A counsellor once pointed out that some survivors of industrial *schools* who were very badly damaged did not pass the mental age of sixteen years of age. I’m definitely included in that category. I wish I wasn’t, but sadly to say it’s the truth. So with that knowledge to hand, here’s a photo I just took this very instant of a doll I purchased last week in Enable Ireland on Camden St.. It was going for a song and a dance and besides, this was my way of supporting the good work of the charity, which helps handicapped people.
I was also reminded of the comparison between Evelyn Doyle’s childhood experiences of having dolls to play with in High Park industrial *school* and those of us from Goldenbridge who didn’t have that privilege at all. I’d heard some shocking stories about High Park, so it was such a surprise to hear positive ones of this vein outlined in her book, “Evelyn”. It could have been that she was singled out to have dolls because the nuns were afraid that her family might cause an uproar? Those of whom had visitors and family to stick up for them in general always fared better in industrial *schools*. I never had a visitor, so my experiences would be to the contrary. I was so amazed to read about her being able to share her dolls with friends.
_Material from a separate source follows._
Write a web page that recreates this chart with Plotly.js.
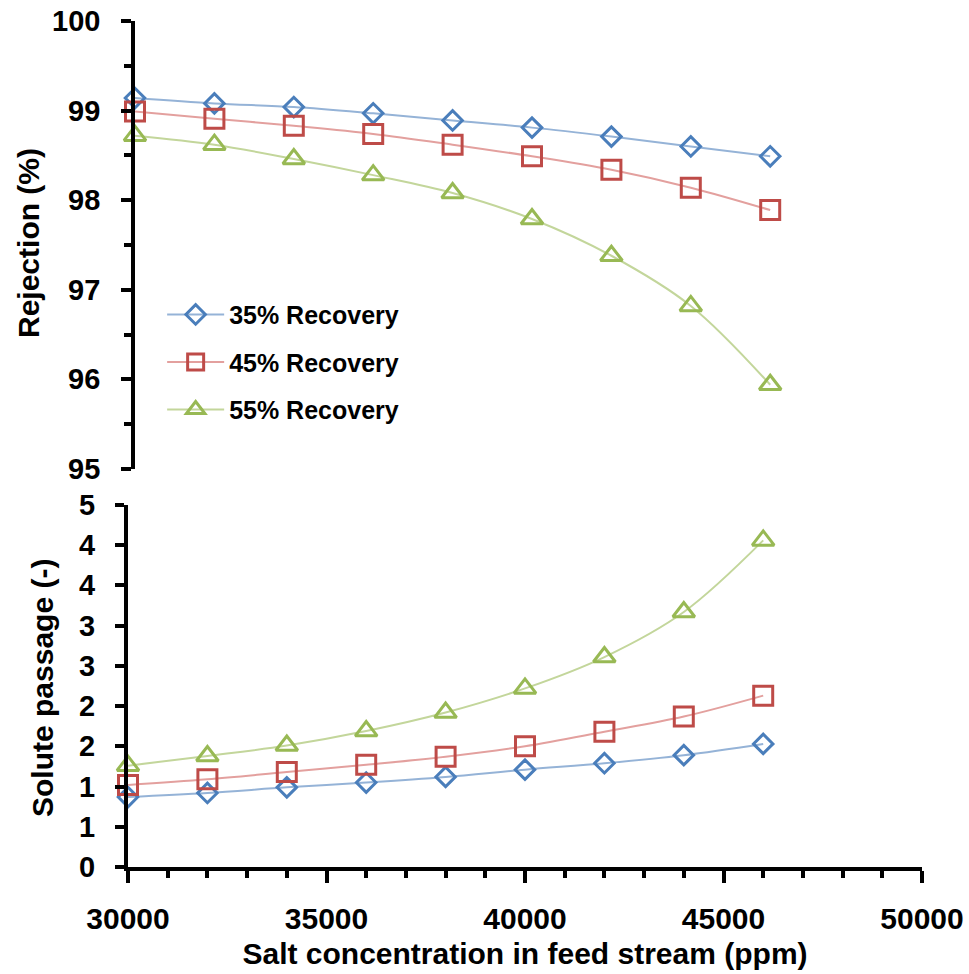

I definitely think that if the same scenario pertained to the rest of the children there, that I definitely would have much preferred to have been at High Park than Goldenbridge. I note also in her book that they got the opportunity to go to outside school, a privilege that was afforded only a handful of children during my incarceration period in GB. That was a privilege that would even put the dolls she was allowed to play with into insignificance.
I couldn’t help but think also that when Evelyn was at home she never had the kind of presents like the dolls to play with that were showered upon her by her parents when she went into High Park. It took for her to be separated for the latter to see in that sense where they went wrong. I could be totally wrong. I couldn’t help thinking on reading the book, that If only they had been as generous to her when she was at home, instead of being left to starve, it would have lent more to the generosity from my standpoint. I think there was such a falseness in that kind of behaviour. I think that the nuns would have been cognizant of the contradiction. It appeared to me to be so utterly incongruous with the way she heretofore had been treated in Fatima Mansions where she’s been mostly left to the mercy of the woman with 13 children.
The voluntary assistant in Enable Ireland must have sensed that I never had a doll to play with as a child. Holding the doll into the air she remarked, “ah, isn’t she so gorgeous, you know, we never would have had a doll like that to play with when we were children. I replied, “how did you guess?”
I remember getting a doll for Christmas when I went out with the Boyne’s on Boyne St., off Westland Row, Dublin. I remember wheeling her around in a huge pram that belonged to the little girl next door called Olive. She was the kindest, most softest girl I ever knew and was so generous to me in every way. I was in seventh Heaven with my new-found doll and pram. All the people around were very kind to me because I was an *orphan*. They had huge respect for Mrs. Boyne because she took me out of the *orphanage*. There was a family overhead who were especially kind to me and the woman would have tears in her eyes as she stooped down to smile at me. I would eat with her children, who befriended me. I now know that the family would have been settled travellers. I will always remember that it was the poor people who were the most kindest to me and children of my ilk as children. They were the ones who gave us dolls to play with, the selfsame dolls invariably were snatched away from us when we went back to Goldenbridge. Bernadette Fahy found out to her chagrin that a doll of hers that had been taken had literally ended up armless and limbless on the top of Goldenbridge roof. I somehow do not think that Evelyn Doyle would have had that sort of thing happening with her precious dolls – unless, of course, she was super la la special at her institution and allowed to have dolls to play and share with her friends. I know that my doll would have vanished, as too did the very pretty clothes that were especially hand-made by the Boyne’s.
I’ve been an avid collector of dolls since I was a teenager, but because of reasons of upping sticks so often in life, the dolls either got lost, were left in luggage booths at train stations or were simply stolen or vanished. Hence my recent visit to the dolls house in Aungier St. on the eve of its closure. And last but not least my latest visit to Enable Ireland to purchase the doll that was bundled into my arms by the lovely friendly assistant.